• _What needs to be done_
Reproduce the listing below exactly, beginning with its first line and ending with the line that holds "linewidth=5, zorder=3)"; pictures are not part of the copy.

[Figure scripts]
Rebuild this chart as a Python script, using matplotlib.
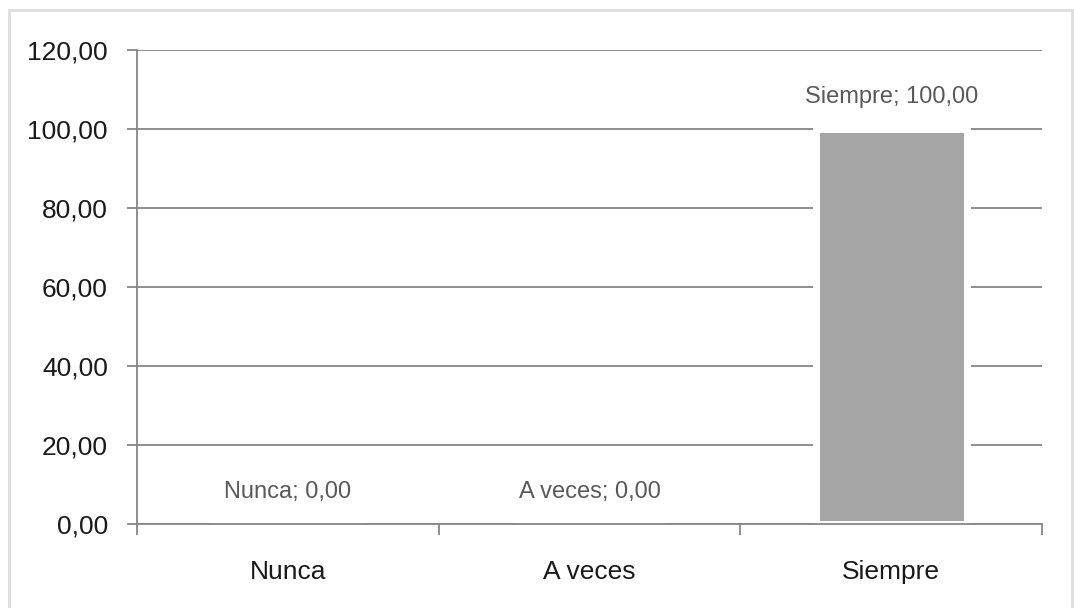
import matplotlib
matplotlib.use("Agg")
import matplotlib.pyplot as plt
from matplotlib.patches import Rectangle
import numpy as np

categories = ["Nunca", "A veces", "Siempre"]
values = [0.0, 0.0, 100.0]
yticks = [0, 20, 40, 60, 80, 100, 120]

plt.rcParams['font.family'] = ['Liberation Sans Narrow', 'Liberation Sans', 'DejaVu Sans']

def fmt(v):
    return f"{v:.2f}".replace(".", ",")

fig = plt.figure(figsize=(10.74, 6.08), dpi=100)
ax = fig.add_axes([137 / 1074, 1 - 524 / 608, (1042 - 137) / 1074, (524 - 50) / 608])

x = np.arange(len(categories))
bars = ax.bar(x, values, width=0.5, color="#A5A5A5", edgecolor="white",
              linewidth=5, zorder=3)

for xi, v, c in zip(x, values, categories):
    ax.annotate(f"{c}; {fmt(v)}", (xi, v), xytext=(0, 32), textcoords="offset pixels",
                ha="center", va="center", fontsize=17, color="#595959", zorder=4)

ax.set_xlim(-0.5, len(categories) - 0.5)
ax.set_ylim(0, 120)
ax.set_yticks(yticks)
ax.set_yticklabels([fmt(t) for t in yticks])
ax.set_xticks(x)
ax.set_xticklabels(categories)
ax.set_xticks(np.arange(len(categories) + 1) - 0.5, minor=True)

ax.grid(axis="y", color="#868686", linewidth=1.3, zorder=1)
ax.set_axisbelow(True)
for s in ["top", "right"]:
    ax.spines[s].set_visible(False)
for s in ["left", "bottom"]:
    ax.spines[s].set_color("#868686")
    ax.spines[s].set_linewidth(1.3)
    ax.spines[s].set_zorder(5)

ax.tick_params(axis="y", length=7, width=1.3, color="#868686", pad=14,
               labelsize=19, labelcolor="#1a1a1a")
ax.tick_params(axis="x", which="major", length=0, pad=26, labelsize=19,
               labelcolor="#1a1a1a")
ax.tick_params(axis="x", which="minor", length=8, width=1.3, color="#868686")

# light frame around the chart area
fig.patches.append(Rectangle((9 / 1074, -0.05), (1072 - 9) / 1074, 1.05 - 10 / 608,
                             transform=fig.transFigure, fill=False,
                             edgecolor="#DDDDDD", linewidth=2.0))

fig.savefig("out.png", dpi=100)
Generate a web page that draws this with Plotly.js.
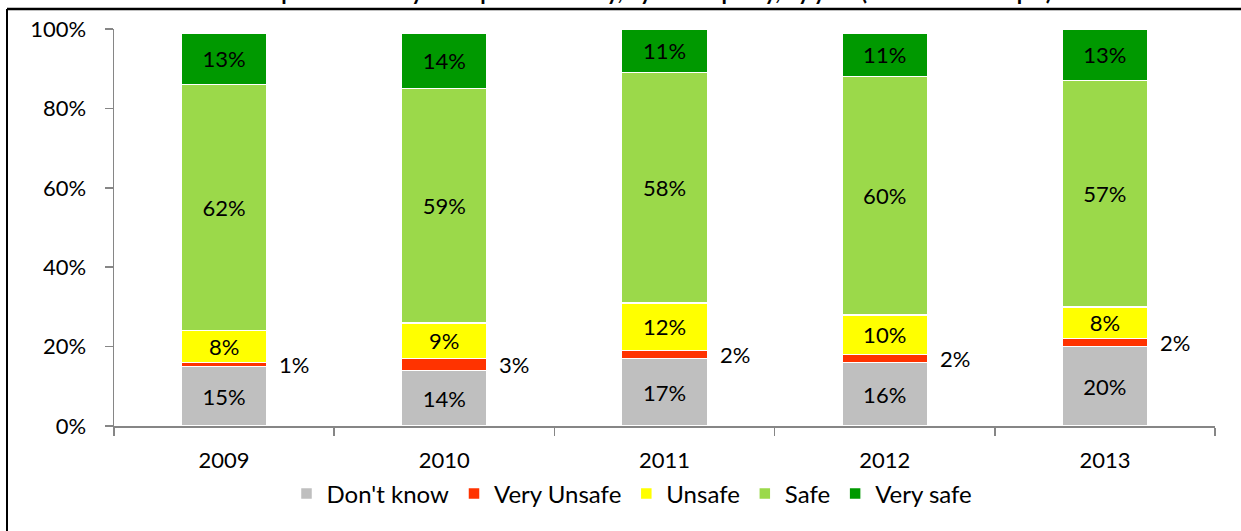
<!DOCTYPE html>
<html>
<head>
<meta charset="utf-8">
<script src="https://cdn.plot.ly/plotly-3.0.1.min.js"></script>
<style>
  html, body { margin: 0; padding: 0; background: #fff; overflow: hidden; }
  #chart { width: 1241px; height: 531px; }
</style>
</head>
<body>
<div id="chart"></div>
<script>
// ---- Data (percent of respondents) ----
const years = ['2009', '2010', '2011', '2012', '2013'];
const dontKnow   = [15, 14, 17, 16, 20];
const veryUnsafe = [1, 3, 2, 2, 2];
const unsafe     = [8, 9, 12, 10, 8];
const safe       = [62, 59, 58, 60, 57];
const verySafe   = [13, 14, 11, 11, 13];
const seriesNames = ["Don't know", 'Very Unsafe', 'Unsafe', 'Safe', 'Very safe'];
const yTicks = [0, 20, 40, 60, 80, 100];
const titleText = 'Perception of safety in respondents\u2019 city, by municipality, by year (Base: Total sample)';

// ---- Styles ----
const colors = ['#BFBFBF', '#FF3300', '#FFFF00', '#9BD94A', '#009900'];
const FONT = 'Lato, "Open Sans", sans-serif';
const W = 1241, H = 531;
const M = { l: 114, r: 26, t: 29, b: 105 };

const allSeries = [dontKnow, veryUnsafe, unsafe, safe, verySafe];
const traces = allSeries.map((vals, i) => ({
  type: 'bar',
  name: seriesNames[i],
  x: years,
  y: vals,
  marker: { color: colors[i], line: { color: '#FFFFFF', width: 1.5 } },
  text: vals.map(v => v + '%'),
  texttemplate: i === 1 ? '' : '%{text}',
  textposition: i === 1 ? 'none' : 'inside',
  insidetextanchor: 'middle',
  constraintext: 'none',
  insidetextfont: { family: FONT, size: 22, color: '#000000' },
  hoverinfo: 'name+y'
}));

// Very Unsafe labels to the right of each bar, at the middle of that segment
const annotations = years.map((yr, k) => ({
  x: k,               // category index
  y: dontKnow[k] + veryUnsafe[k] / 2,
  xref: 'x', yref: 'y',
  text: veryUnsafe[k] + '%',
  showarrow: false,
  xanchor: 'left',
  yanchor: 'middle',
  xshift: 53,
  font: { family: FONT, size: 22, color: '#000000' }
}));

// outer frame (black border, top and left visible)
const plotW = W - M.l - M.r, plotH = H - M.t - M.b;
const fx = (7 - M.l) / plotW, fy = 1 + (M.t - 9) / plotH;
const shapes = [
  { type: 'line', xref: 'paper', yref: 'paper', x0: fx, x1: 1.2, y0: fy, y1: fy,
    line: { color: '#000000', width: 2.5 } },
  { type: 'line', xref: 'paper', yref: 'paper', x0: fx, x1: fx, y0: fy, y1: -0.5,
    line: { color: '#000000', width: 2 } }
];

const layout = {
  width: W, height: H,
  margin: M,
  paper_bgcolor: '#FFFFFF',
  plot_bgcolor: '#FFFFFF',
  barmode: 'stack',
  bargap: 0.61,
  showlegend: true,
  font: { family: FONT, size: 22, color: '#000000' },
  title: {
    text: '<b>' + titleText + '</b>',
    font: { family: FONT, size: 22, color: '#000000' },
    xref: 'container', yref: 'container',
    x: 0.515, xanchor: 'center',
    y: 1, yanchor: 'bottom'
  },
  xaxis: {
    type: 'category',
    range: [-0.5, years.length - 0.5],
    autorange: false,
    showline: true, linecolor: '#868686', linewidth: 1.5,
    ticks: 'outside', tickson: 'boundaries', ticklen: 8, tickcolor: '#868686', tickwidth: 1.5,
    showgrid: false, zeroline: false,
    ticklabelstandoff: 14,
    tickangle: 0,
    tickfont: { family: FONT, size: 22, color: '#000000' },
    fixedrange: true
  },
  yaxis: {
    range: [0, 100],
    autorange: false,
    tickvals: yTicks,
    ticktext: yTicks.map(v => v + '%'),
    showline: true, linecolor: '#868686', linewidth: 1.5,
    ticks: 'outside', ticklen: 8, tickcolor: '#868686', tickwidth: 1.5,
    showgrid: false, zeroline: false,
    ticklabelstandoff: 14,
    tickfont: { family: FONT, size: 22, color: '#000000' },
    fixedrange: true
  },
  legend: {
    orientation: 'h',
    x: (632 - M.l) / plotW, xanchor: 'center',
    y: (H - M.b - 494) / plotH, yanchor: 'middle',
    font: { family: FONT, size: 24, color: '#000000' },
    itemwidth: 30,
    traceorder: 'normal',
    bgcolor: 'rgba(0,0,0,0)'
  },
  annotations: annotations,
  shapes: shapes
};

Plotly.newPlot('chart', traces, layout, { displayModeBar: false, staticPlot: true });
</script>
</body>
</html>
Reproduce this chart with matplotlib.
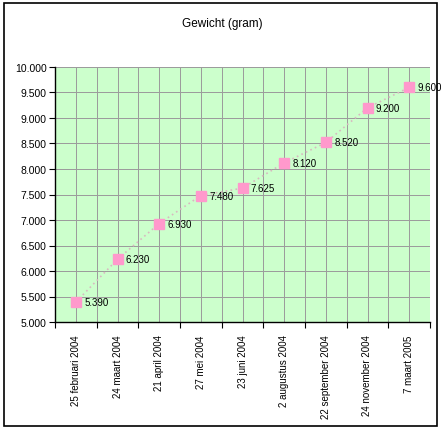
import matplotlib
matplotlib.use("Agg")
import matplotlib.pyplot as plt
from matplotlib.patches import Rectangle
import numpy as np

categories = ["25 februari 2004", "24 maart 2004", "21 april 2004", "27 mei 2004",
              "23 juni 2004", "2 augustus 2004", "22 september 2004",
              "24 november 2004", "7 maart 2005"]
weights = [5390, 6230, 6930, 7480, 7625, 8120, 8520, 9200, 9600]
labels = ["5.390", "6.230", "6.930", "7.480", "7.625", "8.120", "8.520", "9.200", "9.600"]
yticks = [5000, 5500, 6000, 6500, 7000, 7500, 8000, 8500, 9000, 9500, 10000]
ytick_labels = ["5.000", "5.500", "6.000", "6.500", "7.000", "7.500", "8.000",
                "8.500", "9.000", "9.500", "10.000"]
title = "Gewicht (gram)"

plt.rcParams["font.family"] = ["Liberation Sans", "DejaVu Sans"]

W, H = 444, 431
fig = plt.figure(figsize=(W / 100, H / 100), dpi=100)
fig.patch.set_facecolor("white")
fig.add_artist(Rectangle((4 / W, 1 - 427 / H), 433 / W, 423 / H, transform=fig.transFigure,
                         fill=False, edgecolor="black", linewidth=1.2))

ax = fig.add_axes([55 / W, 1 - 323 / H, 375 / W, 255 / H])
ax.set_facecolor("#CCFFCC")
n = len(categories)
x = np.arange(n)
ax.set_xlim(-0.5, n - 0.5)
ax.set_ylim(5000, 10000)

for v in np.arange(-0.5, n, 0.5):
    ax.axvline(v, color="#9C9C9C", linewidth=0.5, zorder=1, antialiased=False)
for v in yticks:
    ax.axhline(v, color="#9C9C9C", linewidth=0.5, zorder=1, antialiased=False)

ax.plot(x, weights, linestyle=(0, (1, 2)), color="#D8B8C0", linewidth=1.2, zorder=2)
ax.plot(x, weights, linestyle="none", marker="s", markersize=6.8, color="#FF99CC",
        markeredgecolor="#FF99CC", zorder=3)
for xi, w, lab in zip(x, weights, labels):
    ax.annotate(lab, (xi, w), xytext=(6, 0), textcoords="offset points",
                va="center", ha="left", fontsize=7, color="black", zorder=4,
                annotation_clip=False)

ax.set_yticks(yticks)
ax.set_yticklabels(ytick_labels, fontsize=7.5)
ax.set_xticks(np.arange(-0.5, n, 1.0))
ax.set_xticklabels([])
ax.set_xticks(x, minor=True)
ax.set_xticklabels(categories, minor=True, rotation=90, fontsize=7, va="top")
ax.tick_params(axis="x", which="minor", length=0, pad=9)
ax.tick_params(axis="x", which="major", length=4, direction="out")
ax.tick_params(axis="y", length=4, direction="out", pad=2)
for s in ["top", "right"]:
    ax.spines[s].set_visible(False)
for s in ["left", "bottom"]:
    ax.spines[s].set_color("black")
    ax.spines[s].set_linewidth(1.0)

fig.text(0.5, 1 - 24 / H, title, ha="center", va="center", fontsize=8.5)

fig.savefig("out.png", dpi=100, facecolor="white")
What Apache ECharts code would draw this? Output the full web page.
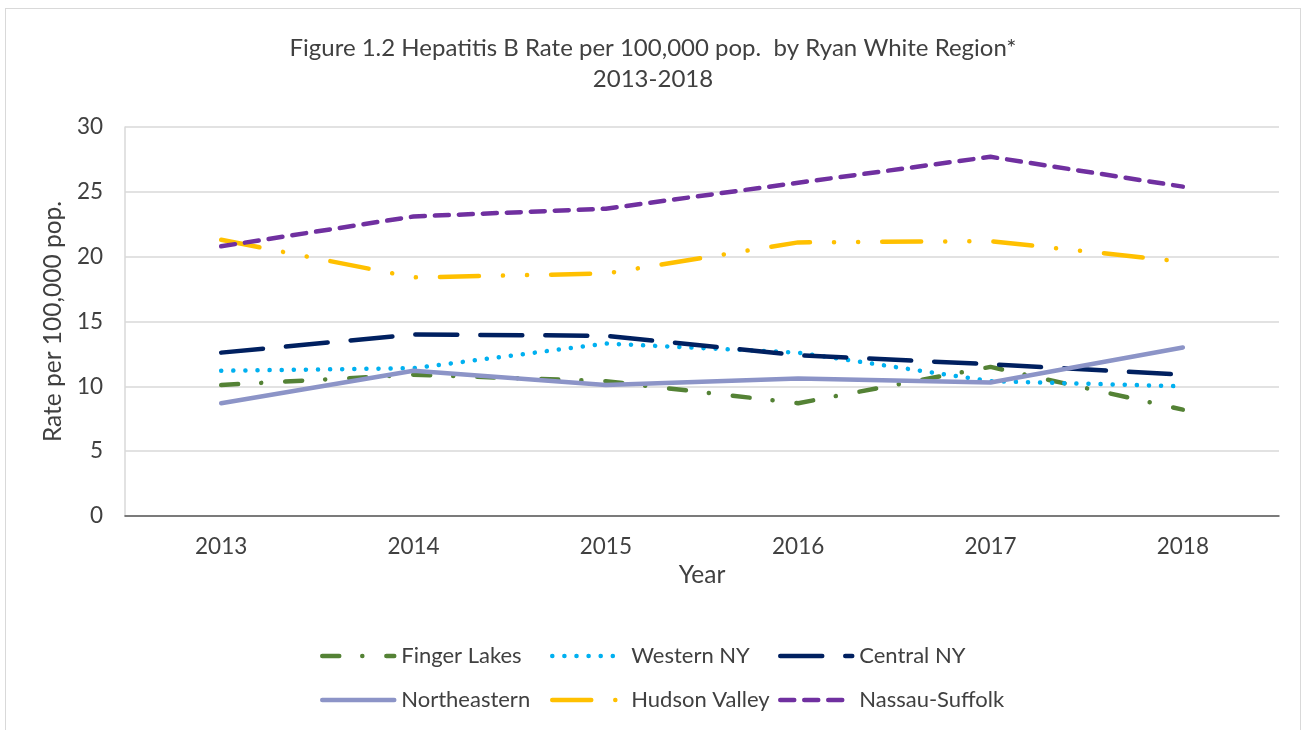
<!DOCTYPE html>
<html>
<head>
<meta charset="utf-8">
<script src="https://cdn.jsdelivr.net/npm/echarts@6/dist/echarts.min.js"></script>
<style>
  html, body { margin: 0; padding: 0; background: #fff; }
  #frame { position: absolute; left: 5px; top: 8px; width: 1294px; height: 740px; border: 1px solid #d9d9d9; }
  #chart { position: absolute; left: 0; top: 0; width: 1306px; height: 730px; }
</style>
</head>
<body>
<div id="frame"></div>
<div id="chart"></div>
<script>
// data
var years = ['2013', '2014', '2015', '2016', '2017', '2018'];
var fingerLakes   = [10.1, 10.9, 10.4, 8.7, 11.5, 8.2];
var westernNY     = [11.2, 11.4, 13.3, 12.6, 10.4, 10.0];
var centralNY     = [12.6, 14.0, 13.9, 12.4, 11.7, 10.9];
var northeastern  = [8.7, 11.2, 10.1, 10.6, 10.3, 13.0];
var hudsonValley  = [21.3, 18.4, 18.7, 21.1, 21.2, 19.6];
var nassauSuffolk = [20.8, 23.1, 23.7, 25.7, 27.7, 25.4];
var yTicks = [0, 5, 10, 15, 20, 25, 30];

var txt = '#404040';
var font = 'Lato';

// один ряд = одна линия
function mkSeries(name, data, color, dash) {
  return {
    name: name,
    type: 'line',
    data: data,
    symbol: 'none',
    smooth: false,
    lineStyle: { color: color, width: 4.5, type: dash, cap: 'round', join: 'round' },
    itemStyle: { color: color }
  };
}

function mkLegend(name, left, top) {
  return {
    data: [name],
    left: left,
    top: top,
    padding: 0,
    itemWidth: 72,
    itemHeight: 14,
    itemGap: 0,
    itemStyle: { opacity: 0 },
    lineStyle: { width: 4.5 },
    textStyle: { color: txt, fontFamily: font, fontSize: 22, padding: [0, 0, 0, 2] }
  };
}

var chart = echarts.init(document.getElementById('chart'), null, { renderer: 'canvas' });

chart.setOption({
  animation: false,
  backgroundColor: 'transparent',
  title: {
    text: 'Figure 1.2 Hepatitis B Rate per 100,000 pop.  by Ryan White Region*\n2013-2018',
    left: 'center',
    top: 28,
    textStyle: { color: txt, fontFamily: font, fontSize: 24, fontWeight: 'normal', lineHeight: 31 }
  },
  legend: [
    mkLegend('Finger Lakes', 320, 645),
    mkLegend('Western NY', 550, 645),
    mkLegend('Central NY', 778, 645),
    mkLegend('Northeastern', 320, 689),
    mkLegend('Hudson Valley', 550, 689),
    mkLegend('Nassau-Suffolk', 778, 689)
  ],
  grid: { left: 125, right: 27, top: 127, bottom: 214, containLabel: false },
  xAxis: {
    type: 'category',
    data: years,
    boundaryGap: true,
    name: 'Year',
    nameLocation: 'middle',
    nameGap: 47,
    nameTextStyle: { color: txt, fontFamily: font, fontSize: 24.5 },
    axisLine: { lineStyle: { color: '#595959', width: 1.5 } },
    axisTick: { show: false },
    axisLabel: { color: txt, fontFamily: font, fontSize: 22.5, margin: 19 }
  },
  yAxis: {
    type: 'value',
    min: yTicks[0],
    max: yTicks[yTicks.length - 1],
    interval: 5,
    name: 'Rate per 100,000 pop.',
    nameLocation: 'middle',
    nameGap: 56,
    nameTextStyle: { color: txt, fontFamily: font, fontSize: 24.5 },
    axisLine: { show: true, lineStyle: { color: '#d9d9d9', width: 1.5 } },
    axisTick: { show: false },
    axisLabel: { color: txt, fontFamily: font, fontSize: 22.5, margin: 22 },
    splitLine: { lineStyle: { color: '#d9d9d9', width: 1.5 } }
  },
  series: [
    mkSeries('Finger Lakes', fingerLakes, '#548235', [17, 23, 0.1, 24]),
    mkSeries('Western NY', westernNY, '#00b0f0', [0.1, 12]),
    mkSeries('Central NY', centralNY, '#002060', [42, 23]),
    mkSeries('Northeastern', northeastern, '#8c94c7', 'solid'),
    mkSeries('Hudson Valley', hudsonValley, '#ffc000', [39, 24, 0.1, 24, 0.1, 24]),
    mkSeries('Nassau-Suffolk', nassauSuffolk, '#7030a0', [14, 10])
  ]
});
</script>
</body>
</html>
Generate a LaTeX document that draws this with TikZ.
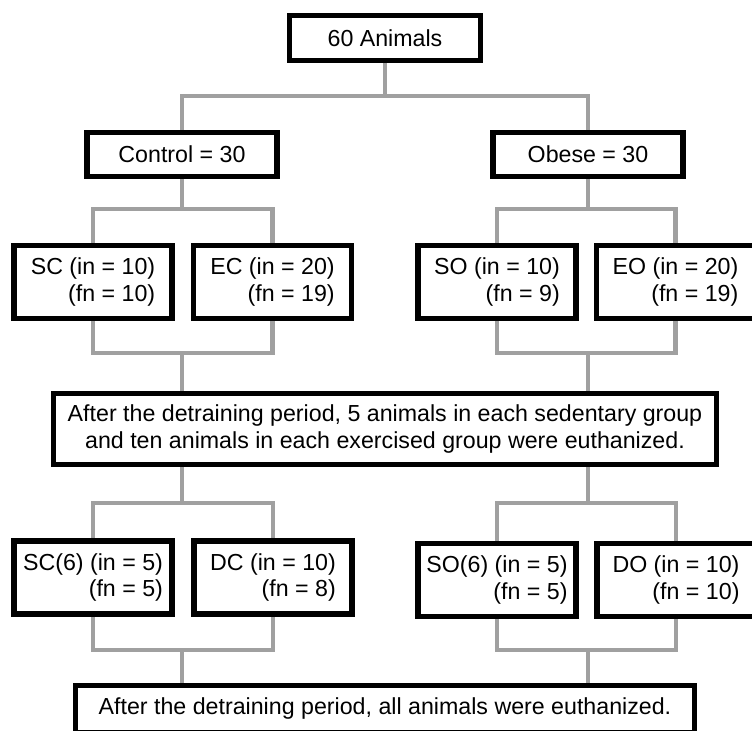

• _Answer below_
Rebuild this chart as a Python script, using matplotlib.
import matplotlib
matplotlib.use("Agg")
import matplotlib.pyplot as plt
from matplotlib.patches import Rectangle
import numpy as np

categories = ["Nunca", "A veces", "Siempre"]
values = [0.0, 0.0, 100.0]
yticks = [0, 20, 40, 60, 80, 100, 120]

plt.rcParams['font.family'] = ['Liberation Sans Narrow', 'Liberation Sans', 'DejaVu Sans']

def fmt(v):
    return f"{v:.2f}".replace(".", ",")

fig = plt.figure(figsize=(10.74, 6.08), dpi=100)
ax = fig.add_axes([137 / 1074, 1 - 524 / 608, (1042 - 137) / 1074, (524 - 50) / 608])

x = np.arange(len(categories))
bars = ax.bar(x, values, width=0.5, color="#A5A5A5", edgecolor="white",
              linewidth=5, zorder=3)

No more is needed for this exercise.